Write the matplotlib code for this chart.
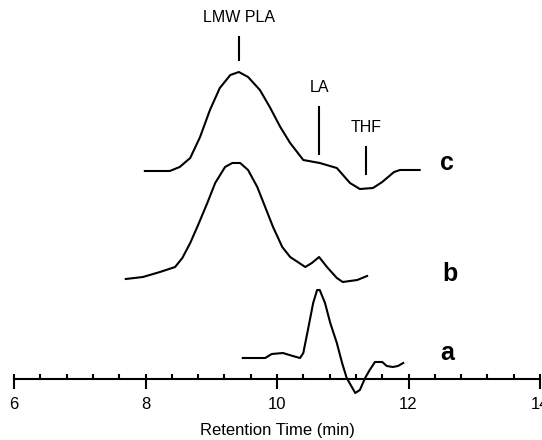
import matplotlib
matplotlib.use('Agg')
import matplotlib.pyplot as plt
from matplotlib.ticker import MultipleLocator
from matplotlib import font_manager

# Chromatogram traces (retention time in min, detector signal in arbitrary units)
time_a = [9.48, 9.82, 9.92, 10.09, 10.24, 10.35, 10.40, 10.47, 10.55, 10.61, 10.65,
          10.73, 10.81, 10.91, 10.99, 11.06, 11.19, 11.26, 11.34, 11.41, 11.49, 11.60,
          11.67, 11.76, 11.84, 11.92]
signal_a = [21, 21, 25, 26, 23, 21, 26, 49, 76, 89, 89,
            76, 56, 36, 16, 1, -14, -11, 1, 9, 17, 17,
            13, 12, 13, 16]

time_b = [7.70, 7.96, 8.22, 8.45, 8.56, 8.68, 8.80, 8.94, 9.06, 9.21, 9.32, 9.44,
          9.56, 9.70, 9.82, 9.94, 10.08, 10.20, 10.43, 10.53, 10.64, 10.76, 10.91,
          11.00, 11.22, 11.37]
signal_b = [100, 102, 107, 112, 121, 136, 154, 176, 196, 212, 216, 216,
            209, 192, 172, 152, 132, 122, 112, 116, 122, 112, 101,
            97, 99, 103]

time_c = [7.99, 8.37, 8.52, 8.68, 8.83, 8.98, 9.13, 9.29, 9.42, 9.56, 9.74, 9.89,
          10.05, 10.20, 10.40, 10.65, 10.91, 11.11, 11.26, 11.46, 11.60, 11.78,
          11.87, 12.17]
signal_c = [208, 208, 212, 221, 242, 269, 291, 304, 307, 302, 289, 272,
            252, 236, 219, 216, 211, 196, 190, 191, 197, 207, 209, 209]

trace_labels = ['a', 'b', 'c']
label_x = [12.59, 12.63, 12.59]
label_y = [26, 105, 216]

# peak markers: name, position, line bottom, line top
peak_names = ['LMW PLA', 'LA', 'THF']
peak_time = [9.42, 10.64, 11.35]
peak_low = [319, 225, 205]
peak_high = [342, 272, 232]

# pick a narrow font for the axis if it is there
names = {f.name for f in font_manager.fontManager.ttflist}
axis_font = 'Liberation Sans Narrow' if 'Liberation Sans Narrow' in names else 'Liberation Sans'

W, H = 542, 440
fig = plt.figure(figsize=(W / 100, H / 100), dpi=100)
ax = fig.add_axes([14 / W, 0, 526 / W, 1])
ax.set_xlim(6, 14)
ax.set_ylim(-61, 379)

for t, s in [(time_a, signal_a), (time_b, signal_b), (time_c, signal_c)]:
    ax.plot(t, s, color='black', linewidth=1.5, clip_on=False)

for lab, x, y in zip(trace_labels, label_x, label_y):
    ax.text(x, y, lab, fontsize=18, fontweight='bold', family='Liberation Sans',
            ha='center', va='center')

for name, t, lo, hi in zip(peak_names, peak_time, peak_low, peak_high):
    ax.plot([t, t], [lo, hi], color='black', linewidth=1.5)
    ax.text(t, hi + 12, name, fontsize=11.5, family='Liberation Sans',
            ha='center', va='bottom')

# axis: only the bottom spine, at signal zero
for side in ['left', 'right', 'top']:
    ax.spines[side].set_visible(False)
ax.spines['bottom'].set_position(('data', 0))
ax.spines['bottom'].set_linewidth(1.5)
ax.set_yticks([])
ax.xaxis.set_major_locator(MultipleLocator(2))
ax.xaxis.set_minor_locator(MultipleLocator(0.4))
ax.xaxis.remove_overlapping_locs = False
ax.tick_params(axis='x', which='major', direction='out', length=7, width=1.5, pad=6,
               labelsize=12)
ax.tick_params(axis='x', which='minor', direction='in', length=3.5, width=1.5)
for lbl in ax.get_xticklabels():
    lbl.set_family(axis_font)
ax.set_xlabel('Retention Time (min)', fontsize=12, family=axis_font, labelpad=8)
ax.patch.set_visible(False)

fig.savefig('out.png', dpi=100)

= = = =

**Required task**
Extract, word for word, each line from the top of the data down to and including the line with "axis_font = 'Liberation"; skip the pictures.

**Answer in full**
Write the matplotlib code for this chart.
import matplotlib
matplotlib.use('Agg')
import matplotlib.pyplot as plt
from matplotlib.ticker import MultipleLocator
from matplotlib import font_manager

# Chromatogram traces (retention time in min, detector signal in arbitrary units)
time_a = [9.48, 9.82, 9.92, 10.09, 10.24, 10.35, 10.40, 10.47, 10.55, 10.61, 10.65,
          10.73, 10.81, 10.91, 10.99, 11.06, 11.19, 11.26, 11.34, 11.41, 11.49, 11.60,
          11.67, 11.76, 11.84, 11.92]
signal_a = [21, 21, 25, 26, 23, 21, 26, 49, 76, 89, 89,
            76, 56, 36, 16, 1, -14, -11, 1, 9, 17, 17,
            13, 12, 13, 16]

time_b = [7.70, 7.96, 8.22, 8.45, 8.56, 8.68, 8.80, 8.94, 9.06, 9.21, 9.32, 9.44,
          9.56, 9.70, 9.82, 9.94, 10.08, 10.20, 10.43, 10.53, 10.64, 10.76, 10.91,
          11.00, 11.22, 11.37]
signal_b = [100, 102, 107, 112, 121, 136, 154, 176, 196, 212, 216, 216,
            209, 192, 172, 152, 132, 122, 112, 116, 122, 112, 101,
            97, 99, 103]

time_c = [7.99, 8.37, 8.52, 8.68, 8.83, 8.98, 9.13, 9.29, 9.42, 9.56, 9.74, 9.89,
          10.05, 10.20, 10.40, 10.65, 10.91, 11.11, 11.26, 11.46, 11.60, 11.78,
          11.87, 12.17]
signal_c = [208, 208, 212, 221, 242, 269, 291, 304, 307, 302, 289, 272,
            252, 236, 219, 216, 211, 196, 190, 191, 197, 207, 209, 209]

trace_labels = ['a', 'b', 'c']
label_x = [12.59, 12.63, 12.59]
label_y = [26, 105, 216]

# peak markers: name, position, line bottom, line top
peak_names = ['LMW PLA', 'LA', 'THF']
peak_time = [9.42, 10.64, 11.35]
peak_low = [319, 225, 205]
peak_high = [342, 272, 232]

# pick a narrow font for the axis if it is there
names = {f.name for f in font_manager.fontManager.ttflist}
axis_font = 'Liberation Sans Narrow' if 'Liberation Sans Narrow' in names else 'Liberation Sans'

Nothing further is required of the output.